+++ Collected data +++

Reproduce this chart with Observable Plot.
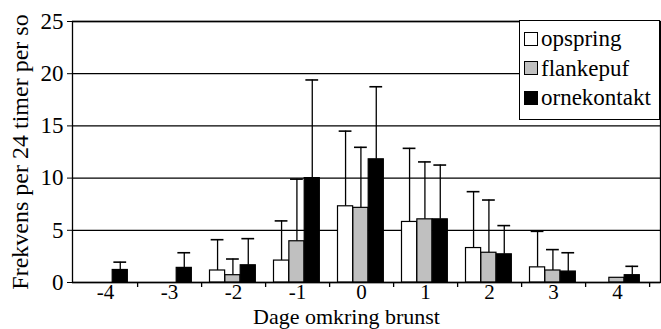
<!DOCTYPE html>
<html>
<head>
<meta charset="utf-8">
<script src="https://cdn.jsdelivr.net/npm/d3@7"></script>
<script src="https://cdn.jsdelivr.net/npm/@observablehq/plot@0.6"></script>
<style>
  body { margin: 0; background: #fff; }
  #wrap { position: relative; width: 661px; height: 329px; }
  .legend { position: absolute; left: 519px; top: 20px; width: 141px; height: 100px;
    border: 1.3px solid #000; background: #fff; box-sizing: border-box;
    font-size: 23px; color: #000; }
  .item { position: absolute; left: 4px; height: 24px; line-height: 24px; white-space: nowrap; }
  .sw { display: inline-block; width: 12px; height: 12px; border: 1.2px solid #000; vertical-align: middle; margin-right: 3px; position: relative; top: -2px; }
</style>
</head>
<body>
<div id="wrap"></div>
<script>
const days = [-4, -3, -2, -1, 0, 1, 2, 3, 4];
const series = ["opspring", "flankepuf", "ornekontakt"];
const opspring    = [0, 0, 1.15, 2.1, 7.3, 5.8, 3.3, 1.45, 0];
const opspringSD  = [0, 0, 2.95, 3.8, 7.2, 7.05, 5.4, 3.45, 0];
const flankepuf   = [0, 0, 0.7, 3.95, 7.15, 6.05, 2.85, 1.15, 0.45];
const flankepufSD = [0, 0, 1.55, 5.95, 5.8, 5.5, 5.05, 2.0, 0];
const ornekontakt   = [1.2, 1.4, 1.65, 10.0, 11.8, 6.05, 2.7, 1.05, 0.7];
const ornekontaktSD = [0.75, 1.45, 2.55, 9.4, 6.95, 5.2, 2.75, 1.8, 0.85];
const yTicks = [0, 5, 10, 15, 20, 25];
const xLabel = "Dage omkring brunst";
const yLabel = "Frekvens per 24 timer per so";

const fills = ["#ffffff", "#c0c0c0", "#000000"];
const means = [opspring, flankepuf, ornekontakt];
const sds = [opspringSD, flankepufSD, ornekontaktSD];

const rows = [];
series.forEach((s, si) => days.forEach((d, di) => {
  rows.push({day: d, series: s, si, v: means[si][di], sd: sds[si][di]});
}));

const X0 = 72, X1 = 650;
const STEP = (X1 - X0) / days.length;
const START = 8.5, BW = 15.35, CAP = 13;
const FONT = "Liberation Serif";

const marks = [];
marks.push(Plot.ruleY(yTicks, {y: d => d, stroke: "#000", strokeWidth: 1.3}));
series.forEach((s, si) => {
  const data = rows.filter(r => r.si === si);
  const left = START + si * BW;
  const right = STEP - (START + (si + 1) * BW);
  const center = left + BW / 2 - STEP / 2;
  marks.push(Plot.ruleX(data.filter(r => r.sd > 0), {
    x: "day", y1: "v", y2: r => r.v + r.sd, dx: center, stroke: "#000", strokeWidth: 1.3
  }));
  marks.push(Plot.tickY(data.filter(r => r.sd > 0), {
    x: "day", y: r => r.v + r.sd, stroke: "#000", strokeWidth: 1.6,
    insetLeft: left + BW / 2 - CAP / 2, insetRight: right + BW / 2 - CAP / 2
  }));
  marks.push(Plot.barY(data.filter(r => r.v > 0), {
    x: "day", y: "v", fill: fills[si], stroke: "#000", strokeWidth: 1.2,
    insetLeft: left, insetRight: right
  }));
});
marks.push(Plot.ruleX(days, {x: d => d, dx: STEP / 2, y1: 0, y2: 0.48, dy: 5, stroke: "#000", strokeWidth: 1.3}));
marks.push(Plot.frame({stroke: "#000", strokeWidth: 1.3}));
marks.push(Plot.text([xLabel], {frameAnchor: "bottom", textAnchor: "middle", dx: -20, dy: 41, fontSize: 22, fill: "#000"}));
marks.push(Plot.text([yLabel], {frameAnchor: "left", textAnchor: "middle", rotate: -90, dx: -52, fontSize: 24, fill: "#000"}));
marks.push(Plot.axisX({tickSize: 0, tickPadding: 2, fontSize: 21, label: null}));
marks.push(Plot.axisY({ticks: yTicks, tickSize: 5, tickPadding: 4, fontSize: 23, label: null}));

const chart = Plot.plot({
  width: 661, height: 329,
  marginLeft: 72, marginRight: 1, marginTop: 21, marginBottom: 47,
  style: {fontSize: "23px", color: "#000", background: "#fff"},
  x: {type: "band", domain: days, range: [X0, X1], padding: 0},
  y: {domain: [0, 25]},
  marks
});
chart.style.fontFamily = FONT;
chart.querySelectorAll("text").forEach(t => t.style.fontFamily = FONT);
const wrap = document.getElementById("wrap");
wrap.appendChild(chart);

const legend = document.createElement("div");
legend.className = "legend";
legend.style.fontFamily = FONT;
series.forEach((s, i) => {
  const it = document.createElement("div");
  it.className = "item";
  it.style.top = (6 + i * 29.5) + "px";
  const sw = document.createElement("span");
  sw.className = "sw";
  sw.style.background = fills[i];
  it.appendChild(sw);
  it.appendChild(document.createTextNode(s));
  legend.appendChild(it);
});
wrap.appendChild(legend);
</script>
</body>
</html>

+++

**Description of the task**
Using the material above, return every line exactly as it appears, minus the pictures.

**Task result**
Reproduce this chart with Observable Plot.
<!DOCTYPE html>
<html>
<head>
<meta charset="utf-8">
<script src="https://cdn.jsdelivr.net/npm/d3@7"></script>
<script src="https://cdn.jsdelivr.net/npm/@observablehq/plot@0.6"></script>
<style>
  body { margin: 0; background: #fff; }
  #wrap { position: relative; width: 661px; height: 329px; }
  .legend { position: absolute; left: 519px; top: 20px; width: 141px; height: 100px;
    border: 1.3px solid #000; background: #fff; box-sizing: border-box;
    font-size: 23px; color: #000; }
  .item { position: absolute; left: 4px; height: 24px; line-height: 24px; white-space: nowrap; }
  .sw { display: inline-block; width: 12px; height: 12px; border: 1.2px solid #000; vertical-align: middle; margin-right: 3px; position: relative; top: -2px; }
</style>
</head>
<body>
<div id="wrap"></div>
<script>
const days = [-4, -3, -2, -1, 0, 1, 2, 3, 4];
const series = ["opspring", "flankepuf", "ornekontakt"];
const opspring    = [0, 0, 1.15, 2.1, 7.3, 5.8, 3.3, 1.45, 0];
const opspringSD  = [0, 0, 2.95, 3.8, 7.2, 7.05, 5.4, 3.45, 0];
const flankepuf   = [0, 0, 0.7, 3.95, 7.15, 6.05, 2.85, 1.15, 0.45];
const flankepufSD = [0, 0, 1.55, 5.95, 5.8, 5.5, 5.05, 2.0, 0];
const ornekontakt   = [1.2, 1.4, 1.65, 10.0, 11.8, 6.05, 2.7, 1.05, 0.7];
const ornekontaktSD = [0.75, 1.45, 2.55, 9.4, 6.95, 5.2, 2.75, 1.8, 0.85];
const yTicks = [0, 5, 10, 15, 20, 25];
const xLabel = "Dage omkring brunst";
const yLabel = "Frekvens per 24 timer per so";

const fills = ["#ffffff", "#c0c0c0", "#000000"];
const means = [opspring, flankepuf, ornekontakt];
const sds = [opspringSD, flankepufSD, ornekontaktSD];

const rows = [];
series.forEach((s, si) => days.forEach((d, di) => {
  rows.push({day: d, series: s, si, v: means[si][di], sd: sds[si][di]});
}));

const X0 = 72, X1 = 650;
const STEP = (X1 - X0) / days.length;
const START = 8.5, BW = 15.35, CAP = 13;
const FONT = "Liberation Serif";

const marks = [];
marks.push(Plot.ruleY(yTicks, {y: d => d, stroke: "#000", strokeWidth: 1.3}));
series.forEach((s, si) => {
  const data = rows.filter(r => r.si === si);
  const left = START + si * BW;
  const right = STEP - (START + (si + 1) * BW);
  const center = left + BW / 2 - STEP / 2;
  marks.push(Plot.ruleX(data.filter(r => r.sd > 0), {
    x: "day", y1: "v", y2: r => r.v + r.sd, dx: center, stroke: "#000", strokeWidth: 1.3
  }));
  marks.push(Plot.tickY(data.filter(r => r.sd > 0), {
    x: "day", y: r => r.v + r.sd, stroke: "#000", strokeWidth: 1.6,
    insetLeft: left + BW / 2 - CAP / 2, insetRight: right + BW / 2 - CAP / 2
  }));
  marks.push(Plot.barY(data.filter(r => r.v > 0), {
    x: "day", y: "v", fill: fills[si], stroke: "#000", strokeWidth: 1.2,
    insetLeft: left, insetRight: right
  }));
});
marks.push(Plot.ruleX(days, {x: d => d, dx: STEP / 2, y1: 0, y2: 0.48, dy: 5, stroke: "#000", strokeWidth: 1.3}));
marks.push(Plot.frame({stroke: "#000", strokeWidth: 1.3}));
marks.push(Plot.text([xLabel], {frameAnchor: "bottom", textAnchor: "middle", dx: -20, dy: 41, fontSize: 22, fill: "#000"}));
marks.push(Plot.text([yLabel], {frameAnchor: "left", textAnchor: "middle", rotate: -90, dx: -52, fontSize: 24, fill: "#000"}));
marks.push(Plot.axisX({tickSize: 0, tickPadding: 2, fontSize: 21, label: null}));
marks.push(Plot.axisY({ticks: yTicks, tickSize: 5, tickPadding: 4, fontSize: 23, label: null}));

const chart = Plot.plot({
  width: 661, height: 329,
  marginLeft: 72, marginRight: 1, marginTop: 21, marginBottom: 47,
  style: {fontSize: "23px", color: "#000", background: "#fff"},
  x: {type: "band", domain: days, range: [X0, X1], padding: 0},
  y: {domain: [0, 25]},
  marks
});
chart.style.fontFamily = FONT;
chart.querySelectorAll("text").forEach(t => t.style.fontFamily = FONT);
const wrap = document.getElementById("wrap");
wrap.appendChild(chart);

const legend = document.createElement("div");
legend.className = "legend";
legend.style.fontFamily = FONT;
series.forEach((s, i) => {
  const it = document.createElement("div");
  it.className = "item";
  it.style.top = (6 + i * 29.5) + "px";
  const sw = document.createElement("span");
  sw.className = "sw";
  sw.style.background = fills[i];
  it.appendChild(sw);
  it.appendChild(document.createTextNode(s));
  legend.appendChild(it);
});
wrap.appendChild(legend);
</script>
</body>
</html>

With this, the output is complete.